Terry Foreman  •  Link

Pepys's frequent use of "merry" and "very merry" have seemed to me to mean approx. "tipsy" and "soused" respectively throughout.

Mary  •  Link

Degrees of merriness.

Not throughout, surely? There are numerous occasions when Pepys describes what appears to have been a thoroughly convivial though hardly tipsy/sozzled gathering.

Egoscribo  •  Link

I suspect that "ears" is a misreading of "airs" in the sense of "mien, demeanor, attitude, gesture, manner, look;" OED cites Steele, writing in the Tatler in 1709, with "He is of a noble Family, has naturally a very good air," and similar uses.

Chris Faulkner  •  Link

The tiny error from 31st shows just how much work Phil has put into this labour of love. We are as someone said a couple of days ago all ‘a little to involved with S Pepys’ Oh dear, what shall we all do? I’ve tried reading the diary from a hardbound version, but without the notes, references and annotations it’s very difficut to keep track of who’s who. We all owe Phil a huge vote of thanks. If the Pepys Day event goes ahead it will be good to put some faces to some names to those who have added their comments and additions over the last few years.

JWB  •  Link

Egoscribo...;therfore, you exist in cyberspace...:

I think by 'ears' Pepys meant that Lady Mary danced in time with the music.

Mark S  •  Link

Irregular verb:

I am merry
You are tipsy
He is drunk

Terry Foreman  •  Link

"There are numerous occasions when Pepys describes what appears to have been a thoroughly convivial though hardly tipsy/sozzled gathering. "

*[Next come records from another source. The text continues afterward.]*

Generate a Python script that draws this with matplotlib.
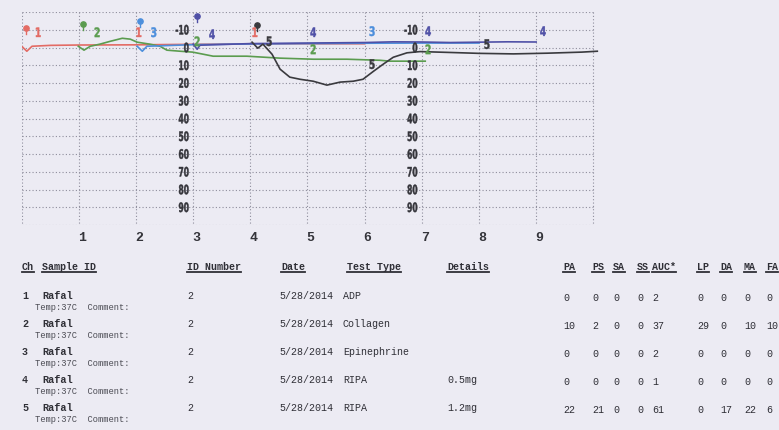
import matplotlib
matplotlib.use("Agg")
import matplotlib.pyplot as plt
import matplotlib.transforms as mtransforms
from matplotlib.font_manager import FontProperties
from matplotlib.patches import PathPatch
from matplotlib.textpath import TextPath

# aggregation traces (time in minutes, aggregation in %)
ch1_t = [0.0, 0.09, 0.18, 0.5, 1.0, 2.0, 3.0, 4.0, 5.0, 6.0]
ch1_v = [-0.7, 2.1, -0.7, -1.2, -1.4, -1.5, -1.8, -2.0, -2.1, -2.1]

ch2_t = [0.99, 1.09, 1.2, 1.37, 1.55, 1.76, 1.9, 2.02, 2.24, 2.42, 2.54, 2.77,
         2.99, 3.35, 3.94, 4.52, 5.1, 5.69, 6.27, 6.44, 7.06]
ch2_v = [-0.7, 1.5, -0.7, -1.9, -3.5, -5.2, -4.7, -3.0, -1.9, -0.7, 1.5, 2.1,
         2.6, 4.9, 4.9, 6.0, 6.6, 6.6, 7.2, 7.7, 7.7]

ch3_t = [2.02, 2.11, 2.19, 3.0, 4.0, 5.0, 6.0, 7.0, 8.0]
ch3_v = [-0.7, 2.1, -0.7, -1.6, -2.0, -2.2, -2.4, -2.5, -2.5]

ch4_t = [3.0, 3.07, 3.12, 4.0, 5.0, 6.0, 6.5, 7.0, 7.5, 8.0, 8.5, 9.0]
ch4_v = [-1.9, 1.0, -1.3, -2.2, -2.5, -2.8, -3.2, -3.1, -2.8, -3.0, -3.2, -3.1]

ch5_t = [4.03, 4.13, 4.22, 4.38, 4.52, 4.69, 4.87, 5.1, 5.34, 5.57, 5.8, 5.97,
         6.15, 6.32, 6.5, 6.74, 6.97, 7.5, 8.0, 8.6, 9.2, 9.8, 10.07]
ch5_v = [-3.0, 0.4, -1.9, 3.8, 12.2, 16.7, 17.9, 19.0, 21.2, 19.5, 19.0, 17.9,
         13.5, 9.5, 5.5, 3.0, 2.3, 2.8, 3.3, 3.6, 3.2, 2.6, 2.1]

# channel number tags along each trace (time, value)
ch1_tags = [(0.29, -8.6), (2.05, -8.6), (4.08, -8.6)]
ch2_tags = [(1.32, -8.6), (3.07, -3.5), (5.1, 1.0), (7.11, 1.0)]
ch3_tags = [(2.31, -8.6), (6.13, -9.2)]
ch4_tags = [(3.33, -7.5), (5.1, -8.6), (7.11, -9.2), (9.12, -9.2)]
ch5_tags = [(4.33, -3.5), (6.13, 9.4), (8.14, -1.9)]

# start pins (time, value)
pins = [(0.08, -10.9), (1.07, -13.1), (2.07, -14.8), (3.07, -17.6), (4.12, -12.6)]

colors = ["#e36b64", "#5b9c4f", "#4d8fdc", "#4f50a6", "#3a3a3e"]

# results table
channels = ["1", "2", "3", "4", "5"]
sample_ids = ["Rafal", "Rafal", "Rafal", "Rafal", "Rafal"]
id_numbers = ["2", "2", "2", "2", "2"]
dates = ["5/28/2014"] * 5
test_types = ["ADP", "Collagen", "Epinephrine", "RIPA", "RIPA"]
details = ["", "", "", "0.5mg", "1.2mg"]
result_names = ["PA", "PS", "SA", "SS", "AUC*", "LP", "DA", "MA", "FA"]
pa = [0, 10, 0, 0, 22]
ps = [0, 2, 0, 0, 21]
sa = [0, 0, 0, 0, 0]
ss = [0, 0, 0, 0, 0]
auc = [2, 37, 2, 1, 61]
lp = [0, 29, 0, 0, 0]
da = [0, 0, 0, 0, 17]
ma = [0, 10, 0, 0, 22]
fa = [0, 10, 0, 0, 6]

W, H = 779, 431
bg = "#ecebf3"
ink = "#2f2f36"
grid_c = "#8e8d9c"
mono = ["Liberation Mono", "DejaVu Sans Mono"]
bold_prop = FontProperties(family="DejaVu Sans", weight="bold")

fig = plt.figure(figsize=(W / 100, H / 100), dpi=100, facecolor=bg)

# page axes in pixel units for the printed table
page = fig.add_axes([0, 0, 1, 1])
page.set_xlim(0, W)
page.set_ylim(H, 0)
page.axis("off")

# chart axes: 57.16 px per minute, 17.75 px per 10 %
x0, px_min = 21.7, 57.16
y_top, y_bot = 13, 226
tmax = 10.1
ax = fig.add_axes([x0 / W, 1 - y_bot / H, tmax * px_min / W, (y_bot - y_top) / H])
ax.set_facecolor("none")
ax.set_xlim(0, tmax)
ax.set_ylim(100, -20)
ax.axis("off")


def narrow_text(t, v, s, color, ha="center", size=13, sx=0.58, z=6):
    # condensed bold digits like the printer font, drawn in display pixels
    x, y = ax.transData.transform((t, v))
    tp = TextPath((0, 0), s, size=size, prop=bold_prop)
    bb = tp.get_extents()
    if ha == "right":
        dx = x - bb.x1 * sx
    else:
        dx = x - (bb.x0 + bb.width / 2) * sx
    dy = y - (bb.y0 + bb.height / 2)
    path = mtransforms.Affine2D().scale(sx, 1).translate(dx, dy).transform_path(tp)
    fig.add_artist(PathPatch(path, facecolor=color, edgecolor=color, lw=0.3,
                             transform=mtransforms.IdentityTransform(), zorder=z))


for t in range(11):
    ax.vlines(t, -20, 100, colors=grid_c, linestyles=(0, (1, 2)), lw=0.8, zorder=1)
for v in range(-20, 101, 10):
    ax.hlines(v, 0, 10, colors=grid_c, linestyles=(0, (1, 2)), lw=0.8, zorder=1)

for tx in (2.92, 6.92):
    for v in range(-10, 100, 10):
        narrow_text(tx, v, str(v), "#34343a", ha="right")

trans = mtransforms.blended_transform_factory(ax.transData, ax.transAxes)
for i in range(1, 10):
    ax.text(i + 0.05, -0.055, str(i), transform=trans, ha="center", va="center",
            fontsize=9.5, fontweight="bold", family=mono, color="#34343a")

traces = [(ch1_t, ch1_v), (ch2_t, ch2_v), (ch3_t, ch3_v), (ch4_t, ch4_v), (ch5_t, ch5_v)]
tags = [ch1_tags, ch2_tags, ch3_tags, ch4_tags, ch5_tags]
for k, (tt, vv) in enumerate(traces):
    ax.plot(tt, vv, color=colors[k], lw=1.2, zorder=2 + k * 0.1)
    for (lt, lv) in tags[k]:
        narrow_text(lt, lv, channels[k], colors[k], size=13, sx=0.7)
    pt, pv = pins[k]
    ax.plot([pt, pt], [pv, pv + 3.5], color=colors[k], lw=1.0, zorder=5)
    ax.plot(pt, pv, "o", color=colors[k], ms=3.8, zorder=5)

# table
head_y = 267
row_y = [296, 324, 352, 380, 408]
res_x = [563, 592, 613, 637, 652, 697, 720, 744, 766]
res_vals = [pa, ps, sa, ss, auc, lp, da, ma, fa]
headers = [("Ch", 22), ("Sample ID", 42), ("ID Number", 187), ("Date", 281),
           ("Test Type", 347), ("Details", 447)] + list(zip(result_names, res_x))

head_texts = []
for name, hx in headers:
    head_texts.append(page.text(hx, head_y, name, fontsize=7.2, family=mono,
                                fontweight="bold", color=ink, va="center", ha="left"))

for i in range(5):
    y = row_y[i]
    page.text(22, y, channels[i], fontsize=7.2, family=mono, fontweight="bold", color=ink, va="center")
    page.text(42, y, sample_ids[i], fontsize=7.4, family=mono, fontweight="bold", color=ink, va="center")
    page.text(35, y + 12, "Temp:37C  Comment:", fontsize=6.3, family=mono, color="#4c4c54", va="center")
    page.text(187, y, id_numbers[i], fontsize=7.2, family=mono, color=ink, va="center")
    page.text(279, y, dates[i], fontsize=7.2, family=mono, color=ink, va="center")
    page.text(343, y, test_types[i], fontsize=7.2, family=mono, color=ink, va="center")
    page.text(447, y, details[i], fontsize=7.2, family=mono, color=ink, va="center")
    for col, cx in zip(res_vals, res_x):
        page.text(cx, y + 2, str(col[i]), fontsize=7.2, family=mono, color=ink, va="center")

# underline the headers
fig.canvas.draw()
inv = page.transData.inverted()
for t in head_texts:
    bb = t.get_window_extent()
    (xa, _), (xb, _) = inv.transform([(bb.x0, bb.y0), (bb.x1, bb.y0)])
    page.plot([xa, xb], [head_y + 6, head_y + 6], color=ink, lw=1.3)

fig.savefig("out.png", dpi=100, facecolor=bg)
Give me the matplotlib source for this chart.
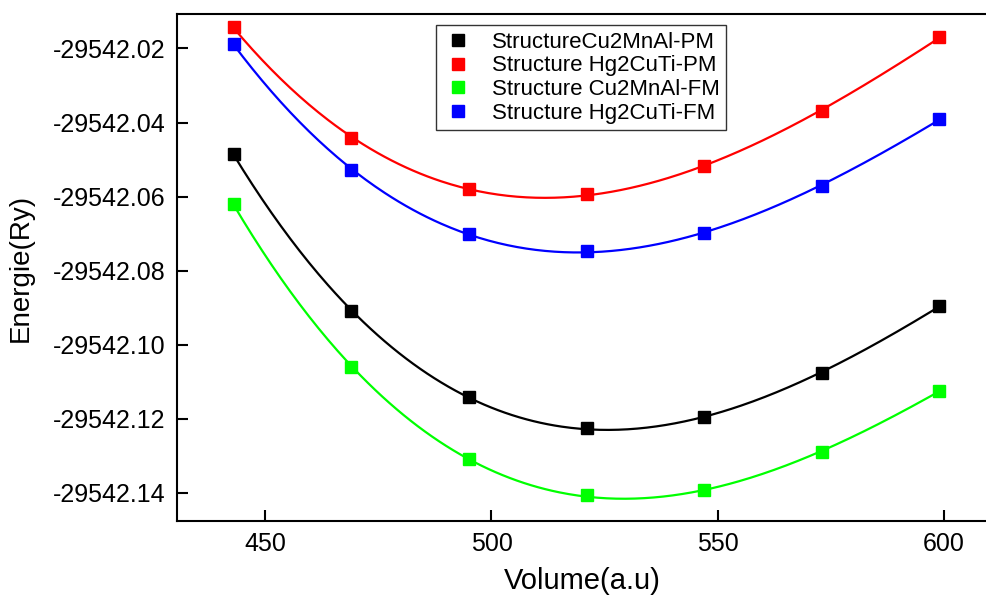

Mary, that's been a topic of sometimes oblique discussion for several years now. It may be irresolvable. I must say I did think a while before I took the plunge and claimed that Pepys llinks "merry" to the most common beverage "throughout" the Diary.

Mary  •  Link

Lady Mary's 'ears' are rendered 'airs' by L&M.

Mary  •  Link

Those airs.

I meant to add that it is still possible (just) to hear a criticism of someone, usually female, as "all airs and graces."

i.e. pretending to great gentility

Pat Stewart Cavalier  •  Link

I think "ears" means she has a good ear for rhythm ; he goes on to say "taught by a Frenchman .... who do still dance well."